MEDITACIÓN
CRISTIANA PARA CADA DÍA DEL AÑO
14 de febrero
Abraham sin hijos
La figura de Abraham en el
Antiguo Testamento es muy rica y enjundiosa. La razón del llamamiento de
Abraham, y el propósito de Dios para con él estaba relacionado con la tierra y
con su descendencia; en definitiva tenía que ver con un hijo que él había de
engendrar. Y, como sabemos, no sólo tuvo uno, sino dos: Ismael e Isaac. Uno
había nacido en el vigor de su padre; el otro, en la impotencia de su vejez.
Pero en un momento de su vida, Abraham se quedó sin ninguno de los dos.
Ismael debió ser expulsado de
casa, pues había sido concebido de una mujer esclava, y en respuesta a la
iniciativa del hombre. Isaac, en tanto, el hijo amado, el hijo de la promesa,
debió ser ofrecido sobre el altar del sacrificio. Lo que nació de la carne
debió ser expulsado; el que provino de Dios, debía volver a Dios. Nada era de
Abraham. Ni lo que él produjo, ni lo que Dios le dio.

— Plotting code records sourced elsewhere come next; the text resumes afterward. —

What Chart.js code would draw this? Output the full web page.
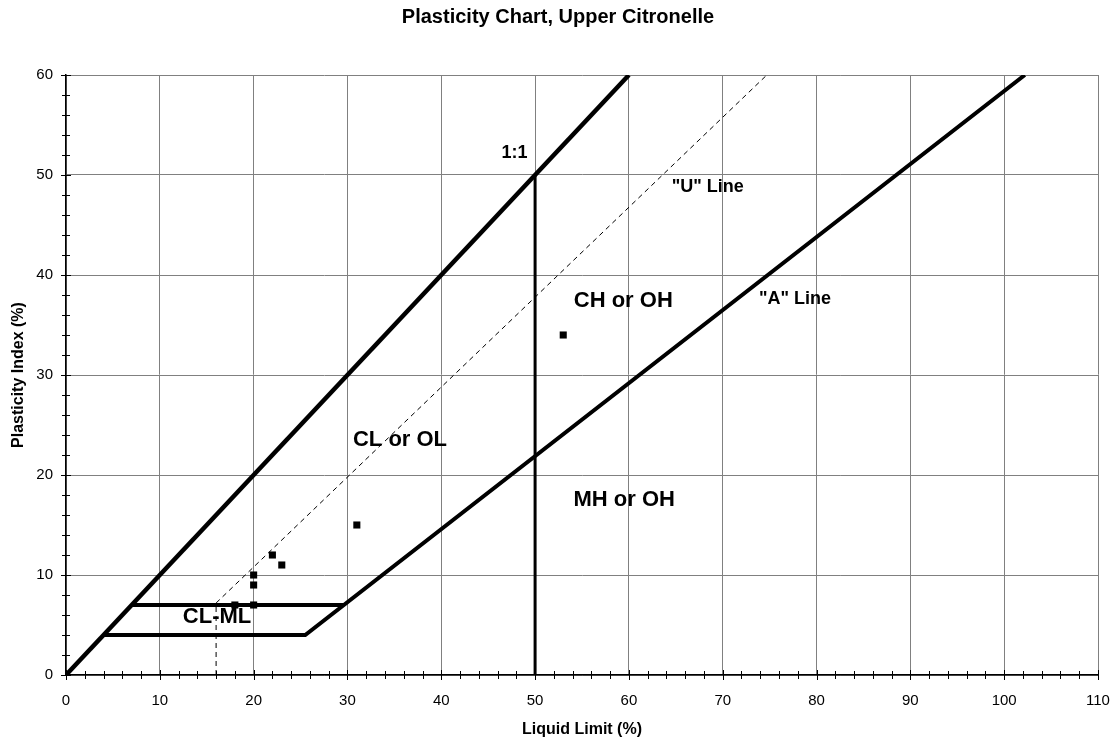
<!DOCTYPE html>
<html>
<head>
<meta charset="utf-8">
<title>Plasticity Chart</title>
<script src="https://cdn.jsdelivr.net/npm/chart.js@4"></script>
<style>
  html, body { margin: 0; padding: 0; background: #fff; }
  canvas { display: block; }
</style>
</head>
<body>
<canvas id="plasticityChart" width="1119" height="744"></canvas>
<script>
// sample results (liquid limit / plasticity index, %)
const sampleLL = [20, 20, 20, 18, 22, 23, 31, 53];
const samplePI = [7, 9, 10, 7, 12, 11, 15, 34];

// classification boundary lines
const oneToOneLL = [0, 60];
const oneToOnePI = [0, 60];
const aLineLL = [4, 25.5, 102.2];   // PI = 0.73 (LL - 20), starting from the PI 4 step
const aLinePI = [4, 4, 60];
const clmlTopLL = [7, 29.6];
const clmlTopPI = [7, 7];
const llFiftyLL = [50, 50];
const llFiftyPI = [0, 50];
const uLineLL = [16, 16, 74.7];     // PI = 0.9 (LL - 8)
const uLinePI = [0, 7.2, 60];

// zone / line labels
const zoneText = ['1:1', '"U" Line', '"A" Line', 'CH or OH', 'CL or OL', 'MH or OH', 'CL-ML'];
const zoneLL = [47.8, 68.4, 77.7, 59.4, 35.6, 59.5, 16.1];
const zonePI = [52.2, 48.8, 37.6, 37.4, 23.5, 17.5, 5.8];
const zoneBig = [false, false, false, true, true, true, true];

// axis ticks
const llTicks = [0, 10, 20, 30, 40, 50, 60, 70, 80, 90, 100, 110];
const piTicks = [0, 10, 20, 30, 40, 50, 60];

const FONT = 'Arial, "Liberation Sans", sans-serif';

function toPoints(xs, ys) {
  return xs.map((x, i) => ({ x: x, y: ys[i] }));
}

function boundary(xs, ys, width, dash) {
  return {
    data: toPoints(xs, ys),
    showLine: true,
    borderColor: '#000',
    borderWidth: width,
    borderDash: dash || [],
    pointRadius: 0,
    pointHoverRadius: 0,
    tension: 0
  };
}

// crossing tick marks (major every 10, minor every 2) on both axes
const tickMarks = {
  id: 'tickMarks',
  afterDatasetsDraw(chart) {
    const ctx = chart.ctx;
    const xs = chart.scales.x, ys = chart.scales.y;
    const area = chart.chartArea;
    ctx.save();
    ctx.strokeStyle = '#000';
    ctx.lineWidth = 1;
    ctx.beginPath();
    for (let v = 0; v <= 110; v += 2) {
      const px = Math.round(xs.getPixelForValue(v)) + 0.5;
      const len = v % 10 === 0 ? 5 : 4;
      ctx.moveTo(px, area.bottom - len);
      ctx.lineTo(px, area.bottom + len);
    }
    for (let v = 0; v <= 60; v += 2) {
      const py = Math.round(ys.getPixelForValue(v)) + 0.5;
      const len = v % 10 === 0 ? 5 : 4;
      ctx.moveTo(area.left - len, py);
      ctx.lineTo(area.left + len, py);
    }
    ctx.stroke();
    ctx.restore();
  },
  afterDraw(chart) {
    const ctx = chart.ctx;
    const xs = chart.scales.x, ys = chart.scales.y;
    const area = chart.chartArea;
    ctx.save();
    ctx.fillStyle = '#000';
    ctx.textAlign = 'center';
    ctx.textBaseline = 'middle';

    // labels inside the plot
    zoneText.forEach((t, i) => {
      ctx.font = 'bold ' + (zoneBig[i] ? 22 : 18) + 'px ' + FONT;
      ctx.fillText(t, xs.getPixelForValue(zoneLL[i]), ys.getPixelForValue(zonePI[i]));
    });

    // title and axis titles
    ctx.textBaseline = 'alphabetic';
    ctx.font = 'bold 20px ' + FONT;
    ctx.fillText('Plasticity Chart, Upper Citronelle', 558, 23);
    ctx.font = 'bold 16px ' + FONT;
    ctx.fillText('Liquid Limit (%)', (area.left + area.right) / 2, 734);
    ctx.textBaseline = 'middle';
    ctx.translate(19, (area.top + area.bottom) / 2);
    ctx.rotate(-Math.PI / 2);
    ctx.fillText('Plasticity Index (%)', 0, 0);
    ctx.restore();
  }
};

const ctx = document.getElementById('plasticityChart').getContext('2d');
new Chart(ctx, {
  type: 'scatter',
  data: {
    datasets: [
      {
        data: toPoints(sampleLL, samplePI),
        pointStyle: 'rect',
        pointRadius: 5,
        pointHoverRadius: 5,
        backgroundColor: '#000',
        borderColor: '#000',
        borderWidth: 0,
        showLine: false
      },
      boundary(oneToOneLL, oneToOnePI, 4.5),
      boundary(aLineLL, aLinePI, 4),
      boundary(clmlTopLL, clmlTopPI, 4),
      boundary(llFiftyLL, llFiftyPI, 3),
      boundary(uLineLL, uLinePI, 1, [5, 4])
    ]
  },
  options: {
    responsive: false,
    animation: false,
    devicePixelRatio: 1,
    layout: { padding: { top: 75, right: 21, bottom: 0, left: 0 } },
    plugins: {
      legend: { display: false },
      title: { display: false },
      tooltip: { enabled: false }
    },
    scales: {
      x: {
        type: 'linear',
        min: 0,
        max: 110,
        afterBuildTicks: scale => { scale.ticks = llTicks.map(v => ({ value: v })); },
        afterFit: scale => {
          scale.height = 69;
          scale.paddingLeft = 0;
          scale.paddingRight = 0;
        },
        ticks: { color: '#000', padding: 17, maxRotation: 0, font: { family: FONT, size: 15 } },
        grid: { color: '#808080', lineWidth: 1, drawTicks: false },
        border: { color: '#000', width: 1.5 }
      },
      y: {
        type: 'linear',
        min: 0,
        max: 60,
        afterBuildTicks: scale => { scale.ticks = piTicks.map(v => ({ value: v })); },
        afterFit: scale => {
          scale.width = 66;
          scale.paddingTop = 0;
          scale.paddingBottom = 0;
        },
        ticks: { color: '#000', padding: 13, font: { family: FONT, size: 15 } },
        grid: { color: '#808080', lineWidth: 1, drawTicks: false },
        border: { color: '#000', width: 1.5 }
      }
    }
  },
  plugins: [tickMarks]
});
</script>
</body>
</html>
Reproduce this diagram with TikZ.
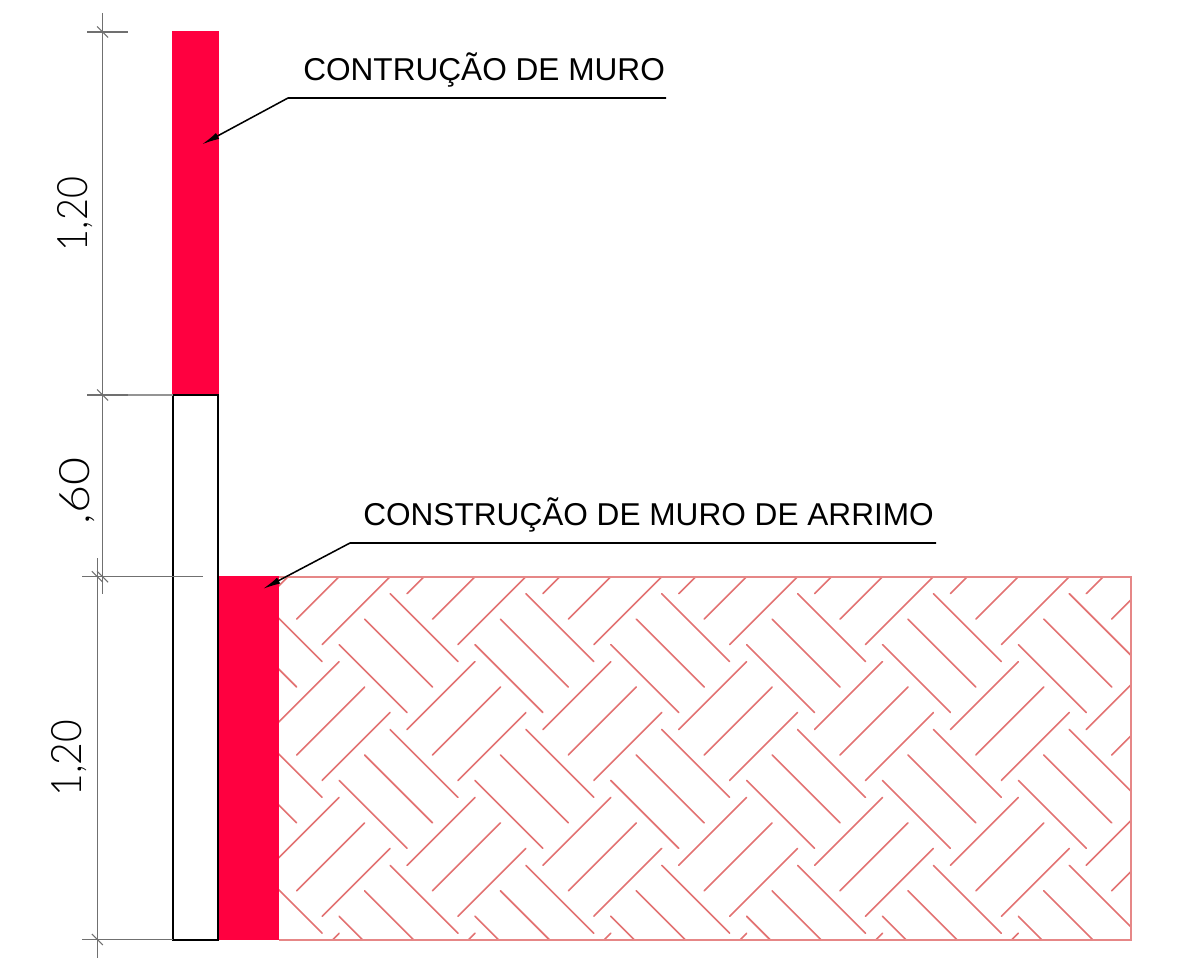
\documentclass[tikz,border=0pt]{standalone}
\usepackage{fontspec}
\setmainfont{Liberation Sans}
\newfontfamily\dimfont{Lato Light}
\usepackage{tikz}
\usetikzlibrary{arrows.meta}
\definecolor{muroRed}{HTML}{FF0040}
\definecolor{hatchRed}{HTML}{E27272}
\definecolor{dimGray}{HTML}{707070}
\begin{document}
\begin{tikzpicture}
	[
	x=0.75pt, y=-0.75pt,
	hatchline/.style = {draw=hatchRed, line width=1.2pt, line cap=round},
	dimline/.style = {draw=dimGray, line width=0.8pt},
	extline/.style = {draw=dimGray!75, line width=0.8pt},
	wall/.style = {draw=black, line width=1.6pt},
	leader/.style = {draw=black, line width=1.15pt, -{Latex[length=13.5pt,width=5pt]}},
	callout/.style = {font=\fontsize{23.7}{28}\selectfont, anchor=base west, inner sep=0pt},
	dimtext/.style = {font=\dimfont\fontsize{31.5}{38}\selectfont, rotate=90, anchor=center, inner sep=0pt}
	]
	\useasboundingbox (0,0) rectangle (1177,966);
	% hatch
	\begin{scope}
		\clip (279,577) rectangle (1131,940);
		\begin{scope}[shift={(296.67,576.67)}, x=6.3675pt, y=-6.3675pt]
			\foreach \col in {-1,...,6} {
				\foreach \row in {-1,...,3} {
					\begin{scope}[shift={(16*\col,16*\row)}]
						\foreach \sx/\sy in {-3/2, 0/5, 3/8} {
							\draw[hatchline] (\sx,\sy) -- ++(8,-8);
						}
						\foreach \sx/\sy in {5/8, 8/5, 11/2} {
							\draw[hatchline] (\sx,\sy) -- ++(8,8);
						}
					\end{scope}
				}
			}
		\end{scope}
	\end{scope}
	\draw[draw=hatchRed!85, line width=1.3pt] (279,577) -- (1131,577) -- (1131,940) -- (279,940);
	% walls
	\fill[muroRed] (172,31) rectangle (219,395);
	\fill[muroRed] (218,576) rectangle (279,940);
	\draw[wall] (173,395) rectangle (218,940);
	% dimensions
	\draw[dimline] (102.6,13) -- (102.6,594);
	\draw[dimline] (97.3,558) -- (97.3,958);
	\draw[dimline] (87,32) -- (128,32);
	\draw[dimline] (87,395) -- (128,395);
	\draw[extline] (128,395) -- (173,395);
	\draw[dimline] (82,576.7) -- (203,576.7);
	\draw[dimline] (82,939.5) -- (173,939.5);
	\foreach \tx/\ty in {102.6/32, 102.6/395, 102.6/576.7, 97.3/576.7, 97.3/939.5} {
		\draw[dimline] (\tx-5.5,\ty-5.5) -- (\tx+5.5,\ty+5.5);
	}
	\node[dimtext, xscale=0.9] (dimA) at (75.5,214) {1,20};
	\node[dimtext, xscale=1.15] (dimB) at (77.5,491) {,60};
	\node[dimtext, xscale=0.93] (dimC) at (69,758) {1,20};
	% labels
	\node[callout] (labelMuro) at (303,81) {CONTRUÇÃO DE MURO};
	\node[callout] (labelArrimo) at (363,525) {CONSTRUÇÃO DE MURO DE ARRIMO};
	\coordinate (muroEnd) at (666,98);
	\coordinate (muroBend) at (288,98);
	\coordinate (muroTip) at (201.7,144.5);
	\coordinate (arrimoEnd) at (936,543);
	\coordinate (arrimoBend) at (350,543);
	\coordinate (arrimoTip) at (262.7,589);
	\draw[leader] (muroEnd) -- (muroBend) -- (muroTip);
	\draw[leader] (arrimoEnd) -- (arrimoBend) -- (arrimoTip);
\end{tikzpicture}
\end{document}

Tal es el creyente que camina
con Dios y procura agradar a Dios. Sus primeros esfuerzos tienen un fin de
muerte, y no pueden permanecer en la casa de Dios. Tras el fracaso, y la
derrota, viene la alegría del fruto espiritual, de las gavillas que Dios pone
en sus manos.
Sin embargo, el creyente
tiene que experimentar la muerte de nuevo. Lo que Dios puso en sus manos, debe
volver a él. El fruto de su fe pertenece a Dios, y no es suyo. Lo de él es sólo
impotencia, desolación, muerte.
Dejar ir a Ismael es
doloroso; pero poner a Isaac sobre el altar es todavía más. Es toda nuestra
gloria, porque hemos llegado a comprender que Dios nos lo dio. Él tiene la
impronta de Dios, el sello de la resurrección. ¿No es hermoso? Sin embargo, en
un determinado día, Dios nos dirá que vayamos al monte Moriah,
y que llevemos aquello que tanto amamos –el fruto de nuestra fe, y de
nuestro caminar con Dios– para que lo
ofrezcamos.
El creyente no tiene derechos
con Dios. No hay ninguna obra que Dios le haya confiado, ninguna bendición
espiritual que haya puesto en sus manos, que le pertenezca al hombre. Si el
creyente no está dispuesto a perderlo, significa que todavía se aferra a algo
suyo.
Si no estamos dispuestos a
perder lo que Dios nos ha dado, significa que todavía es nuestro. Y si es
nuestro, Dios se alejará de ello. Si Dios no nos devuelve a Isaac después del
altar, entonces significa que nunca fue nuestro. Sólo lo que perdemos en Dios,
y Dios nos lo entrega de vuelta es verdaderamente nuestro. No hay nada más
hermoso que la bendición de Dios en nuestra mano, pero todo ello no es mayor
que el Dios de
¿Cuál es el fin de esta
historia? Dios dijo: "Por mí mismo he jurado, que por cuanto has hecho
esto, y no me has rehusado tu hijo, tu único hijo; de cierto te bendeciré ... por cuanto obedeciste a mi voz" (Gén. 22:16, 18). La bendición sobreabundante. Pero el secreto
está en estar dispuesto a quedarse sin hijos; sólo con Dios.